begin Data provided
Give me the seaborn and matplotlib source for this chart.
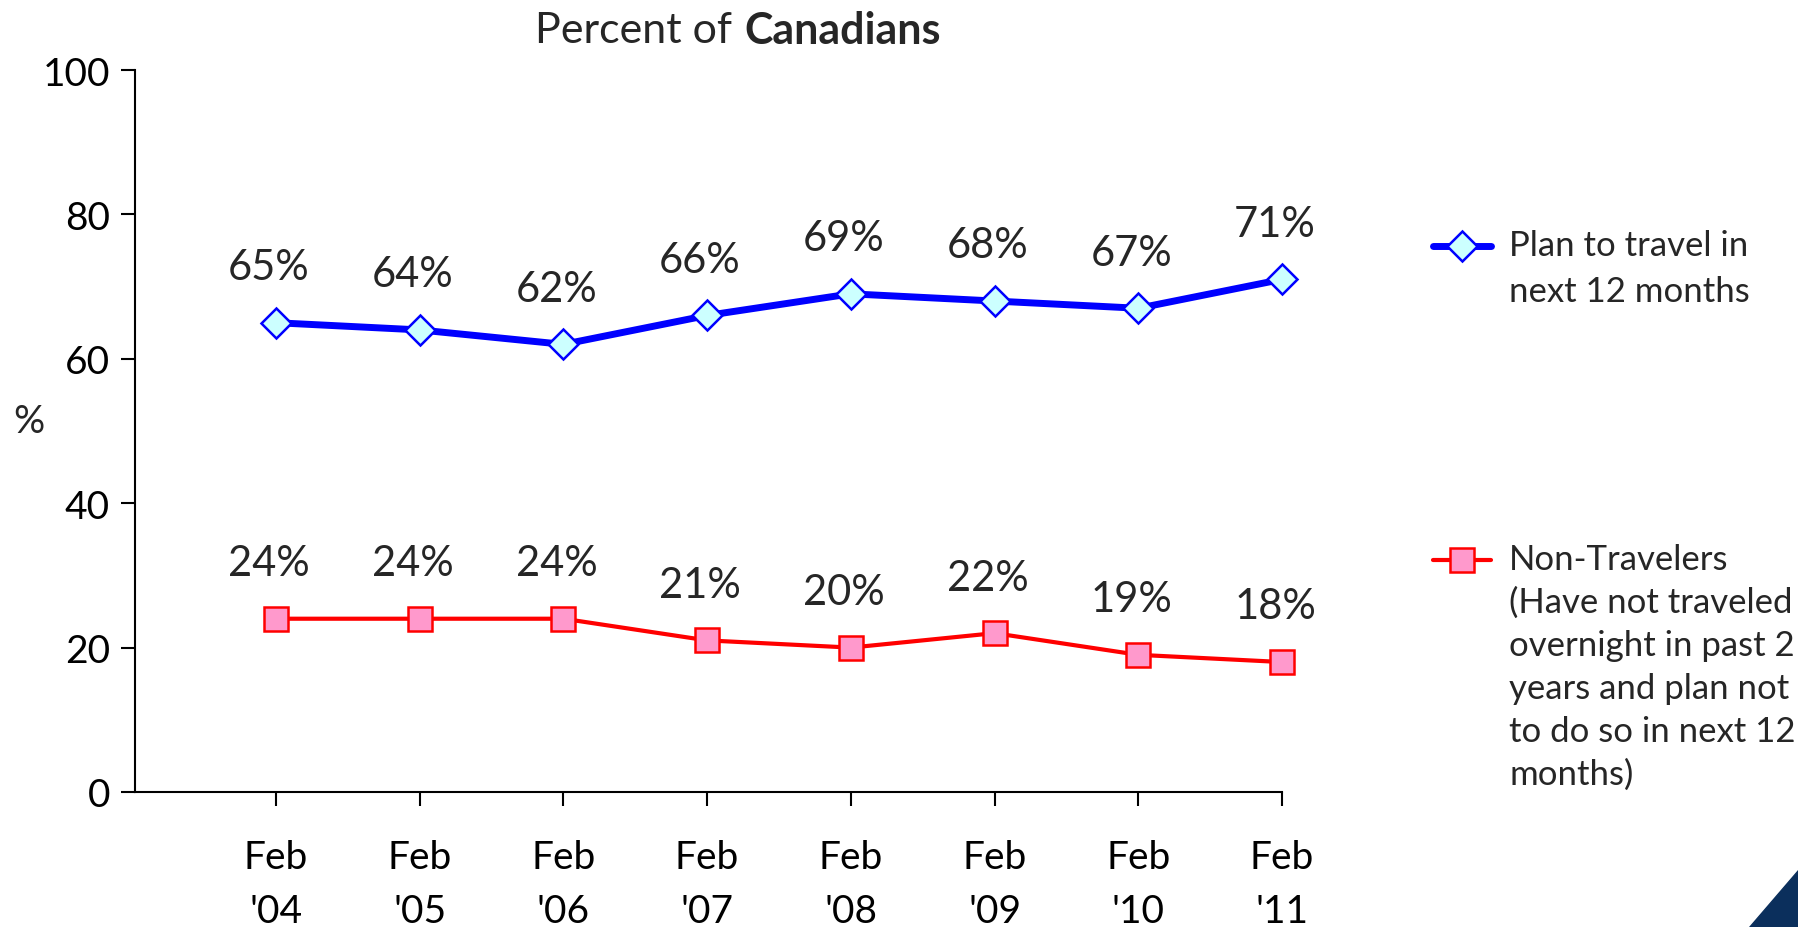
import numpy as np
import pandas as pd
import matplotlib
matplotlib.use("Agg")
import matplotlib.pyplot as plt
from matplotlib.patches import Polygon
from matplotlib.lines import Line2D
import seaborn as sns

categories = ["Feb\n'04", "Feb\n'05", "Feb\n'06", "Feb\n'07", "Feb\n'08", "Feb\n'09", "Feb\n'10", "Feb\n'11"]
plan_to_travel = [65, 64, 62, 66, 69, 68, 67, 71]
non_travelers = [24, 24, 24, 21, 20, 22, 19, 18]
plan_label = "Plan to travel in\nnext 12 months"
non_label = ("Non-Travelers\n(Have not traveled\novernight in past 2\n"
             "years and plan not\nto do so in next 12\nmonths)")
y_ticks = [0, 20, 40, 60, 80, 100]

sns.set_style("white")
FONT = "Lato"
plt.rcParams["font.family"] = [FONT, "DejaVu Sans"]

W, H = 1798, 928
fig = plt.figure(figsize=(W / 100, H / 100), dpi=100)
ax = fig.add_axes([135 / W, 1 - 793 / H, (1282 - 135) / W, (793 - 71) / H])

x = np.arange(len(categories))
df_plan = pd.DataFrame({"x": x, "v": plan_to_travel})
df_non = pd.DataFrame({"x": x, "v": non_travelers})

blue_style = dict(color="#0000FF", linewidth=5, marker="D", markersize=15,
                  markerfacecolor="#CCFFFF", markeredgecolor="#0000FF", markeredgewidth=1.8)
red_style = dict(color="#FF0000", linewidth=3, marker="s", markersize=17,
                 markerfacecolor="#FF99CC", markeredgecolor="#FF0000", markeredgewidth=1.8)

sns.lineplot(data=df_plan, x="x", y="v", ax=ax, **blue_style)
sns.lineplot(data=df_non, x="x", y="v", ax=ax, **red_style)

for series in (plan_to_travel, non_travelers):
    for xi, v in zip(x, series):
        ax.annotate(f"{v}%", (xi, v), xytext=(-5, 40), textcoords="offset points",
                    ha="center", va="center", fontsize=30)

ax.set_xlim(-0.98, 7)
ax.set_ylim(0, 100)
ax.set_yticks(y_ticks)
ax.set_yticklabels([str(t) for t in y_ticks], fontsize=28)
ax.set_xticks(x)
ax.set_xticklabels(categories, fontsize=28, linespacing=1.62)
ax.tick_params(axis="x", direction="out", length=10, width=1.5, pad=24, colors="black", bottom=True)
ax.tick_params(axis="y", direction="out", length=10, width=1.5, pad=8, colors="black", left=True)
ax.set_xlabel("")
ax.set_ylabel("")
for s in ["top", "right"]:
    ax.spines[s].set_visible(False)
for s in ["left", "bottom"]:
    ax.spines[s].set_color("black")
    ax.spines[s].set_linewidth(1.5)
for ln in ax.lines:
    ln.set_clip_on(False)

fig.text(29 / W, 1 - 422 / H, "%", fontsize=28, ha="center", va="center")
t1 = fig.text(535 / W, 1 - 31 / H, "Percent of", fontsize=31, ha="left", va="center")
ax.annotate("Canadians", xy=(1, 0.5), xycoords=t1, xytext=(9, 0), textcoords="offset points",
            fontsize=31, ha="left", va="center", fontweight="bold", annotation_clip=False)

# legend entries
def legend_entry(y_px, style, label, spacing):
    h = Line2D([1433 / W, 1491 / W], [1 - y_px / H, 1 - y_px / H],
               transform=fig.transFigure, **style)
    h.set_markevery([])
    fig.add_artist(h)
    m = Line2D([1462 / W], [1 - y_px / H], transform=fig.transFigure, **style)
    fig.add_artist(m)
    fig.text(1509 / W, 1 - (y_px - 17) / H, label, fontsize=25, ha="left", va="top",
             linespacing=spacing)

legend_entry(247, blue_style, plan_label, 1.52)
legend_entry(561, red_style, non_label, 1.42)

tri = Polygon([[1749 / W, 0], [1, 0], [1, 1 - 871 / H]], closed=True,
              transform=fig.transFigure, color="#0B2F5C", zorder=0)
fig.patches.append(tri)

fig.savefig("out.png", dpi=100, facecolor="white")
end Data provided
- Task details -
Leave every image out, and retype the material exactly.

- Answer to the exercise -
Give me the seaborn and matplotlib source for this chart.
import numpy as np
import pandas as pd
import matplotlib
matplotlib.use("Agg")
import matplotlib.pyplot as plt
from matplotlib.patches import Polygon
from matplotlib.lines import Line2D
import seaborn as sns

categories = ["Feb\n'04", "Feb\n'05", "Feb\n'06", "Feb\n'07", "Feb\n'08", "Feb\n'09", "Feb\n'10", "Feb\n'11"]
plan_to_travel = [65, 64, 62, 66, 69, 68, 67, 71]
non_travelers = [24, 24, 24, 21, 20, 22, 19, 18]
plan_label = "Plan to travel in\nnext 12 months"
non_label = ("Non-Travelers\n(Have not traveled\novernight in past 2\n"
             "years and plan not\nto do so in next 12\nmonths)")
y_ticks = [0, 20, 40, 60, 80, 100]

sns.set_style("white")
FONT = "Lato"
plt.rcParams["font.family"] = [FONT, "DejaVu Sans"]

W, H = 1798, 928
fig = plt.figure(figsize=(W / 100, H / 100), dpi=100)
ax = fig.add_axes([135 / W, 1 - 793 / H, (1282 - 135) / W, (793 - 71) / H])

x = np.arange(len(categories))
df_plan = pd.DataFrame({"x": x, "v": plan_to_travel})
df_non = pd.DataFrame({"x": x, "v": non_travelers})

blue_style = dict(color="#0000FF", linewidth=5, marker="D", markersize=15,
                  markerfacecolor="#CCFFFF", markeredgecolor="#0000FF", markeredgewidth=1.8)
red_style = dict(color="#FF0000", linewidth=3, marker="s", markersize=17,
                 markerfacecolor="#FF99CC", markeredgecolor="#FF0000", markeredgewidth=1.8)

sns.lineplot(data=df_plan, x="x", y="v", ax=ax, **blue_style)
sns.lineplot(data=df_non, x="x", y="v", ax=ax, **red_style)

for series in (plan_to_travel, non_travelers):
    for xi, v in zip(x, series):
        ax.annotate(f"{v}%", (xi, v), xytext=(-5, 40), textcoords="offset points",
                    ha="center", va="center", fontsize=30)

ax.set_xlim(-0.98, 7)
ax.set_ylim(0, 100)
ax.set_yticks(y_ticks)
ax.set_yticklabels([str(t) for t in y_ticks], fontsize=28)
ax.set_xticks(x)
ax.set_xticklabels(categories, fontsize=28, linespacing=1.62)
ax.tick_params(axis="x", direction="out", length=10, width=1.5, pad=24, colors="black", bottom=True)
ax.tick_params(axis="y", direction="out", length=10, width=1.5, pad=8, colors="black", left=True)
ax.set_xlabel("")
ax.set_ylabel("")
for s in ["top", "right"]:
    ax.spines[s].set_visible(False)
for s in ["left", "bottom"]:
    ax.spines[s].set_color("black")
    ax.spines[s].set_linewidth(1.5)
for ln in ax.lines:
    ln.set_clip_on(False)

fig.text(29 / W, 1 - 422 / H, "%", fontsize=28, ha="center", va="center")
t1 = fig.text(535 / W, 1 - 31 / H, "Percent of", fontsize=31, ha="left", va="center")
ax.annotate("Canadians", xy=(1, 0.5), xycoords=t1, xytext=(9, 0), textcoords="offset points",
            fontsize=31, ha="left", va="center", fontweight="bold", annotation_clip=False)

# legend entries
def legend_entry(y_px, style, label, spacing):
    h = Line2D([1433 / W, 1491 / W], [1 - y_px / H, 1 - y_px / H],
               transform=fig.transFigure, **style)
    h.set_markevery([])
    fig.add_artist(h)
    m = Line2D([1462 / W], [1 - y_px / H], transform=fig.transFigure, **style)
    fig.add_artist(m)
    fig.text(1509 / W, 1 - (y_px - 17) / H, label, fontsize=25, ha="left", va="top",
             linespacing=spacing)

legend_entry(247, blue_style, plan_label, 1.52)
legend_entry(561, red_style, non_label, 1.42)

tri = Polygon([[1749 / W, 0], [1, 0], [1, 1 - 871 / H]], closed=True,
              transform=fig.transFigure, color="#0B2F5C", zorder=0)
fig.patches.append(tri)

fig.savefig("out.png", dpi=100, facecolor="white")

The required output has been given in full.